▸ DIRECTIONS: Take the lines beginning with the one that contains "Write a Python" and ending with the one that contains "import numpy as np", and set them down exactly. Omit all pictures.

▸ DATA PROVIDED:
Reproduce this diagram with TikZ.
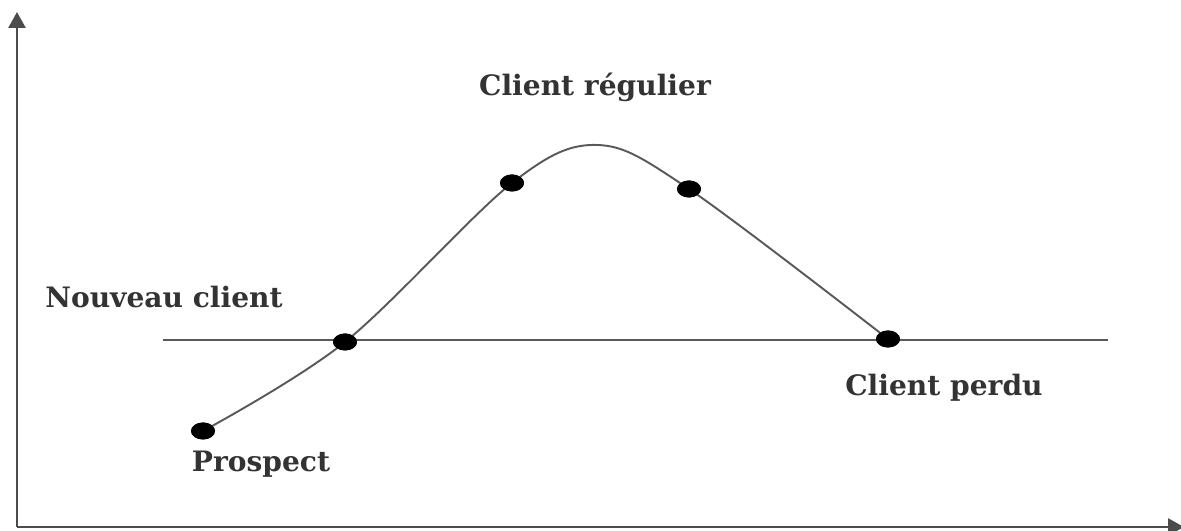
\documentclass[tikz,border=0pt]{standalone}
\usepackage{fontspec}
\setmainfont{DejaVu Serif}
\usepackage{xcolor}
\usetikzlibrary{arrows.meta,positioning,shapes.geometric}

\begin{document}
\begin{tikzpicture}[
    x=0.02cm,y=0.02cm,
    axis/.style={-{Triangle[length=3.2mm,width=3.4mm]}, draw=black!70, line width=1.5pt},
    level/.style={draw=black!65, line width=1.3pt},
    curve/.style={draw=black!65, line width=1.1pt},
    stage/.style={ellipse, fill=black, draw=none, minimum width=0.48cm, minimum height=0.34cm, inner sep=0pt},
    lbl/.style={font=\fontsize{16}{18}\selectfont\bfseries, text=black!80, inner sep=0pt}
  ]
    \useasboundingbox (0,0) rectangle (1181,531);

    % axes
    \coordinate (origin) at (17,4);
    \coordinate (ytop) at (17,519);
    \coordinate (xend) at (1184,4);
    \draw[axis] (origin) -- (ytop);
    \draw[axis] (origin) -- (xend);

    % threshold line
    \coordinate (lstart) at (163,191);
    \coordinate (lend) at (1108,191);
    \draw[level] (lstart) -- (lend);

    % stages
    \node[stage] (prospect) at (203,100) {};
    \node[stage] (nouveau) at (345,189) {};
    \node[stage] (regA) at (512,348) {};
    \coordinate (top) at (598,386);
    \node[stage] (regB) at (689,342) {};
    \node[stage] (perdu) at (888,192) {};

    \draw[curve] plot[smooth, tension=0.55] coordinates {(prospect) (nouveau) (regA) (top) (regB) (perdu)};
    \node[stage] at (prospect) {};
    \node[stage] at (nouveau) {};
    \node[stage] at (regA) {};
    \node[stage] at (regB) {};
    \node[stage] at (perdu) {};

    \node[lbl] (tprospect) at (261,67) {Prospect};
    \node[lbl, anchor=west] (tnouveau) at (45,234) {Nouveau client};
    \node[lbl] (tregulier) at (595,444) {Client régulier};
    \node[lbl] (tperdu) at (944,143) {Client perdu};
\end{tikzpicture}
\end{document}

==

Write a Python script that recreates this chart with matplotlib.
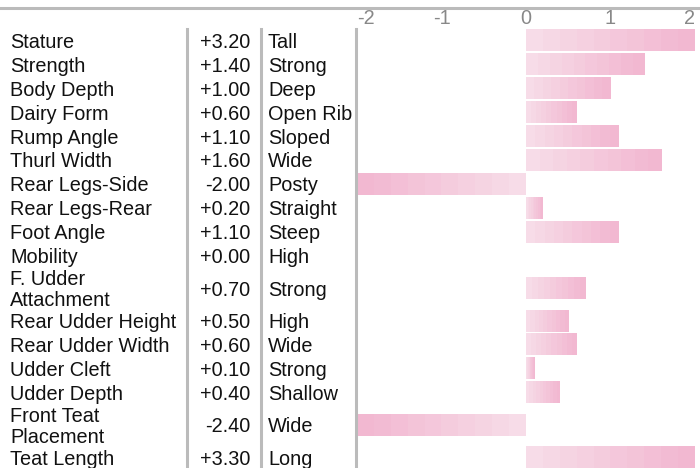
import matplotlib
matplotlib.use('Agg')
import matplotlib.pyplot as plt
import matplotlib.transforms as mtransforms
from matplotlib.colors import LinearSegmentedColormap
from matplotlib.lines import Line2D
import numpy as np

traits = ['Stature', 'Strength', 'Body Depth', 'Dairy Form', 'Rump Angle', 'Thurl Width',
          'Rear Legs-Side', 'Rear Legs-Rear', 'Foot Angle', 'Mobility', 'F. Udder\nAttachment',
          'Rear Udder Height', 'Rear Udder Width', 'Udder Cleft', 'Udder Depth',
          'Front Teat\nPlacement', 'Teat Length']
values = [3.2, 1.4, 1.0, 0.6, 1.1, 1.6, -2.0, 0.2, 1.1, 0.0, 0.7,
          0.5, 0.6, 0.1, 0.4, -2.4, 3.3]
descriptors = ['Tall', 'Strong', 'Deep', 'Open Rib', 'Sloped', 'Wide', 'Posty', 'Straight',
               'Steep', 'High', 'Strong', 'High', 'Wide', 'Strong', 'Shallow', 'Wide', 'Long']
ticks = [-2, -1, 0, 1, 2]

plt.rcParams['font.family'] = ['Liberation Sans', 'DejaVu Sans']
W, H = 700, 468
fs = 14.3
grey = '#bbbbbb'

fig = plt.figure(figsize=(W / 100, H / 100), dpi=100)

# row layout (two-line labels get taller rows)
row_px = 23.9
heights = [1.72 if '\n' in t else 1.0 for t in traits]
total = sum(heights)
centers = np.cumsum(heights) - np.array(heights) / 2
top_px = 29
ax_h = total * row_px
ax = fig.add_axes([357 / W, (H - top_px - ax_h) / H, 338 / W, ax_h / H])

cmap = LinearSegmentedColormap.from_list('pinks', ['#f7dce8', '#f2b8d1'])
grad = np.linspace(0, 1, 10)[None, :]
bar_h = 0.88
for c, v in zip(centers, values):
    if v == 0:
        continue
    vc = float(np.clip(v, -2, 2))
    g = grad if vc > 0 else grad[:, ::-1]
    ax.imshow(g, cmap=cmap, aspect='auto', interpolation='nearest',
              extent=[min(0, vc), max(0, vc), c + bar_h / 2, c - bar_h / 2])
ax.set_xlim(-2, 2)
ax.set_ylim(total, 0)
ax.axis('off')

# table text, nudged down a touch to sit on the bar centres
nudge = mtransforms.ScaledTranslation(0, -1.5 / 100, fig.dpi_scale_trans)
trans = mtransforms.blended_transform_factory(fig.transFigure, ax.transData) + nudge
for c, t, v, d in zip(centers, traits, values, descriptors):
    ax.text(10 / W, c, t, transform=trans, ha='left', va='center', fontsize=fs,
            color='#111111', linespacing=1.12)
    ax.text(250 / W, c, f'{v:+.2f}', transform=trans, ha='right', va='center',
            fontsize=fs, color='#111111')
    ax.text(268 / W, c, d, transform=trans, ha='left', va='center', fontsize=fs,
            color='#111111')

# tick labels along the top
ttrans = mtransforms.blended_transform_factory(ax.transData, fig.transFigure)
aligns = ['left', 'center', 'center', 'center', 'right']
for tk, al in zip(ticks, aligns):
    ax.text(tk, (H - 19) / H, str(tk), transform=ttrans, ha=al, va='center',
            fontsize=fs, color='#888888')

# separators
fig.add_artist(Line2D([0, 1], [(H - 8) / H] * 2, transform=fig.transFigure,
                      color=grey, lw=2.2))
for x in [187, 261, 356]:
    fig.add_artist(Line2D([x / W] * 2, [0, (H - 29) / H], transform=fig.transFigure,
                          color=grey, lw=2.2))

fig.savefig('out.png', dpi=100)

▸ THE RESULT:
Write a Python script that recreates this chart with matplotlib.
import matplotlib
matplotlib.use('Agg')
import matplotlib.pyplot as plt
import matplotlib.transforms as mtransforms
from matplotlib.colors import LinearSegmentedColormap
from matplotlib.lines import Line2D
import numpy as np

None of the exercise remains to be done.